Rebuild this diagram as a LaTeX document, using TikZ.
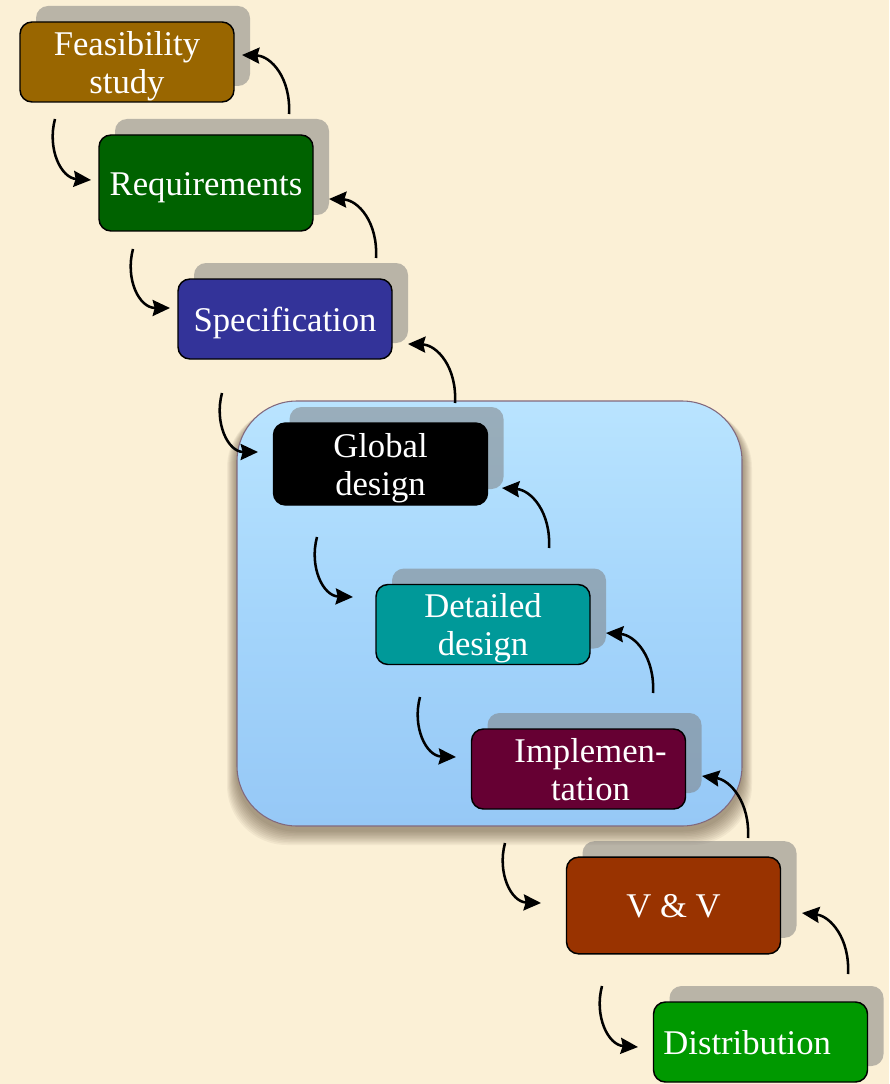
\documentclass[tikz,border=0pt]{standalone}
\usepackage{fontspec}
\setmainfont{Liberation Serif}
\usetikzlibrary{arrows.meta,shadows,calc}
\definecolor{bgc}{RGB}{251,240,214}
\definecolor{feas}{RGB}{153,102,0}
\definecolor{req}{RGB}{0,98,0}
\definecolor{spec}{RGB}{51,51,153}
\definecolor{glob}{RGB}{0,0,0}
\definecolor{detl}{RGB}{0,153,153}
\definecolor{impl}{RGB}{102,0,51}
\definecolor{vv}{RGB}{153,51,0}
\definecolor{dist}{RGB}{0,153,0}
\definecolor{bluetop}{RGB}{185,228,255}
\definecolor{bluebot}{RGB}{150,200,246}
\definecolor{bluemid}{RGB}{164,213,251}
\definecolor{blueedge}{RGB}{130,105,125}
\definecolor{shadc}{RGB}{125,125,125}
\newcommand{\lbl}[1]{\raisebox{-3.5pt}[\height][\depth]{\begin{tabular}{@{}c@{}}#1\end{tabular}}}
\begin{document}
\begin{tikzpicture}[x=0.75pt,y=-0.75pt,
  stage/.style={draw=black, line width=1.1pt, rounded corners=9pt,
    minimum width=160.5pt, minimum height=60pt, inner sep=0pt,
    text=white, font=\fontsize{26}{28.5}\selectfont,
    general shadow={fill=shadc, fill opacity=0.52, shadow xshift=12pt, shadow yshift=12pt}},
  flow/.style={line width=1.9pt, -{Stealth[length=13pt,width=12pt,inset=1.5pt]}},
  phase/.style={rounded corners=45pt, draw=blueedge, line width=0.8pt,
    top color=bluetop, bottom color=bluebot, middle color=bluemid}]
\useasboundingbox (0,0) rectangle (889,1084);
\fill[bgc] (0,0) rectangle (889,1084);

% shadow of the phase box
\foreach \i in {1,...,10}{
  \fill[black!70!brown, fill opacity=0.05, rounded corners=45pt]
    (237-\i*1.0,401+4+\i*0.3) rectangle (742+\i*1.0,826+4+\i*1.5);
}
\path[phase] (237,401) rectangle (742,826);

% stages
\node[stage, fill=feas] (b1) at (127,62) {\lbl{Feasibility\\study}};
\node[stage, fill=req, minimum height=72pt] (b2) at (206,183) {\lbl{Requirements}};
\node[stage, fill=spec] (b3) at (285,319) {\lbl{Specification}};
\node[stage, fill=glob, minimum height=61.5pt] (b4) at (380.5,464) {\lbl{Global\\design}};
\node[stage, fill=detl] (b5) at (483,624.5) {\lbl{Detailed\\design}};
\node[stage, fill=impl] (b6) at (578.5,769) {\lbl{\hspace*{18pt}Implemen-\\\hspace*{18pt}tation}};
\node[stage, fill=vv, minimum height=72.5pt] (b7) at (673.5,905.5) {\lbl{V \& V}};
\node[stage, fill=dist] (b8) at (760.5,1042) {\lbl{Distribution\hspace*{20pt}}};

% down arrows (start / end coordinates)
\coordinate (d1s) at (55,119);  \coordinate (d1e) at (91,180);
\coordinate (d2s) at (133,249); \coordinate (d2e) at (170,308);
\coordinate (d3s) at (222,393); \coordinate (d3e) at (258,452);
\coordinate (d4s) at (317,537); \coordinate (d4e) at (353,597);
\coordinate (d5s) at (420,697); \coordinate (d5e) at (456,757);
\coordinate (d6s) at (505,843); \coordinate (d6e) at (541,903);
\coordinate (d7s) at (602,986); \coordinate (d7e) at (638,1047);
\foreach \k in {1,...,7}{
  \draw[flow] (d\k s) .. controls ($(d\k s)+(-8,30)$) and ($(d\k s)+(6,59)$) .. (d\k e);
}
% up arrows
\coordinate (u1s) at (289,114);  \coordinate (u1e) at (242,55);
\coordinate (u2s) at (376,258);  \coordinate (u2e) at (329,199);
\coordinate (u3s) at (455,403);  \coordinate (u3e) at (408,344);
\coordinate (u4s) at (549,548);  \coordinate (u4e) at (502,488);
\coordinate (u5s) at (653,693);  \coordinate (u5e) at (606,633);
\coordinate (u6s) at (748,838);  \coordinate (u6e) at (702,776);
\coordinate (u7s) at (848,974);  \coordinate (u7e) at (802,913);
\foreach \k in {1,...,7}{
  \draw[flow] (u\k s) .. controls ($(u\k s)+(2,-36)$) and ($(u\k s)+(-18,-58)$) .. (u\k e);
}
\end{tikzpicture}
\end{document}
——
* [DIRECTION]: In your copy, leave out the pictures and reproduce the material above exactly.

* [COMPLETED EXERCISE]:
Rebuild this diagram as a LaTeX document, using TikZ.
\documentclass[tikz,border=0pt]{standalone}
\usepackage{fontspec}
\setmainfont{Liberation Serif}
\usetikzlibrary{arrows.meta,shadows,calc}
\definecolor{bgc}{RGB}{251,240,214}
\definecolor{feas}{RGB}{153,102,0}
\definecolor{req}{RGB}{0,98,0}
\definecolor{spec}{RGB}{51,51,153}
\definecolor{glob}{RGB}{0,0,0}
\definecolor{detl}{RGB}{0,153,153}
\definecolor{impl}{RGB}{102,0,51}
\definecolor{vv}{RGB}{153,51,0}
\definecolor{dist}{RGB}{0,153,0}
\definecolor{bluetop}{RGB}{185,228,255}
\definecolor{bluebot}{RGB}{150,200,246}
\definecolor{bluemid}{RGB}{164,213,251}
\definecolor{blueedge}{RGB}{130,105,125}
\definecolor{shadc}{RGB}{125,125,125}
\newcommand{\lbl}[1]{\raisebox{-3.5pt}[\height][\depth]{\begin{tabular}{@{}c@{}}#1\end{tabular}}}
\begin{document}
\begin{tikzpicture}[x=0.75pt,y=-0.75pt,
  stage/.style={draw=black, line width=1.1pt, rounded corners=9pt,
    minimum width=160.5pt, minimum height=60pt, inner sep=0pt,
    text=white, font=\fontsize{26}{28.5}\selectfont,
    general shadow={fill=shadc, fill opacity=0.52, shadow xshift=12pt, shadow yshift=12pt}},
  flow/.style={line width=1.9pt, -{Stealth[length=13pt,width=12pt,inset=1.5pt]}},
  phase/.style={rounded corners=45pt, draw=blueedge, line width=0.8pt,
    top color=bluetop, bottom color=bluebot, middle color=bluemid}]
\useasboundingbox (0,0) rectangle (889,1084);
\fill[bgc] (0,0) rectangle (889,1084);

% shadow of the phase box
\foreach \i in {1,...,10}{
  \fill[black!70!brown, fill opacity=0.05, rounded corners=45pt]
    (237-\i*1.0,401+4+\i*0.3) rectangle (742+\i*1.0,826+4+\i*1.5);
}
\path[phase] (237,401) rectangle (742,826);

% stages
\node[stage, fill=feas] (b1) at (127,62) {\lbl{Feasibility\\study}};
\node[stage, fill=req, minimum height=72pt] (b2) at (206,183) {\lbl{Requirements}};
\node[stage, fill=spec] (b3) at (285,319) {\lbl{Specification}};
\node[stage, fill=glob, minimum height=61.5pt] (b4) at (380.5,464) {\lbl{Global\\design}};
\node[stage, fill=detl] (b5) at (483,624.5) {\lbl{Detailed\\design}};
\node[stage, fill=impl] (b6) at (578.5,769) {\lbl{\hspace*{18pt}Implemen-\\\hspace*{18pt}tation}};
\node[stage, fill=vv, minimum height=72.5pt] (b7) at (673.5,905.5) {\lbl{V \& V}};
\node[stage, fill=dist] (b8) at (760.5,1042) {\lbl{Distribution\hspace*{20pt}}};

% down arrows (start / end coordinates)
\coordinate (d1s) at (55,119);  \coordinate (d1e) at (91,180);
\coordinate (d2s) at (133,249); \coordinate (d2e) at (170,308);
\coordinate (d3s) at (222,393); \coordinate (d3e) at (258,452);
\coordinate (d4s) at (317,537); \coordinate (d4e) at (353,597);
\coordinate (d5s) at (420,697); \coordinate (d5e) at (456,757);
\coordinate (d6s) at (505,843); \coordinate (d6e) at (541,903);
\coordinate (d7s) at (602,986); \coordinate (d7e) at (638,1047);
\foreach \k in {1,...,7}{
  \draw[flow] (d\k s) .. controls ($(d\k s)+(-8,30)$) and ($(d\k s)+(6,59)$) .. (d\k e);
}
% up arrows
\coordinate (u1s) at (289,114);  \coordinate (u1e) at (242,55);
\coordinate (u2s) at (376,258);  \coordinate (u2e) at (329,199);
\coordinate (u3s) at (455,403);  \coordinate (u3e) at (408,344);
\coordinate (u4s) at (549,548);  \coordinate (u4e) at (502,488);
\coordinate (u5s) at (653,693);  \coordinate (u5e) at (606,633);
\coordinate (u6s) at (748,838);  \coordinate (u6e) at (702,776);
\coordinate (u7s) at (848,974);  \coordinate (u7e) at (802,913);
\foreach \k in {1,...,7}{
  \draw[flow] (u\k s) .. controls ($(u\k s)+(2,-36)$) and ($(u\k s)+(-18,-58)$) .. (u\k e);
}
\end{tikzpicture}
\end{document}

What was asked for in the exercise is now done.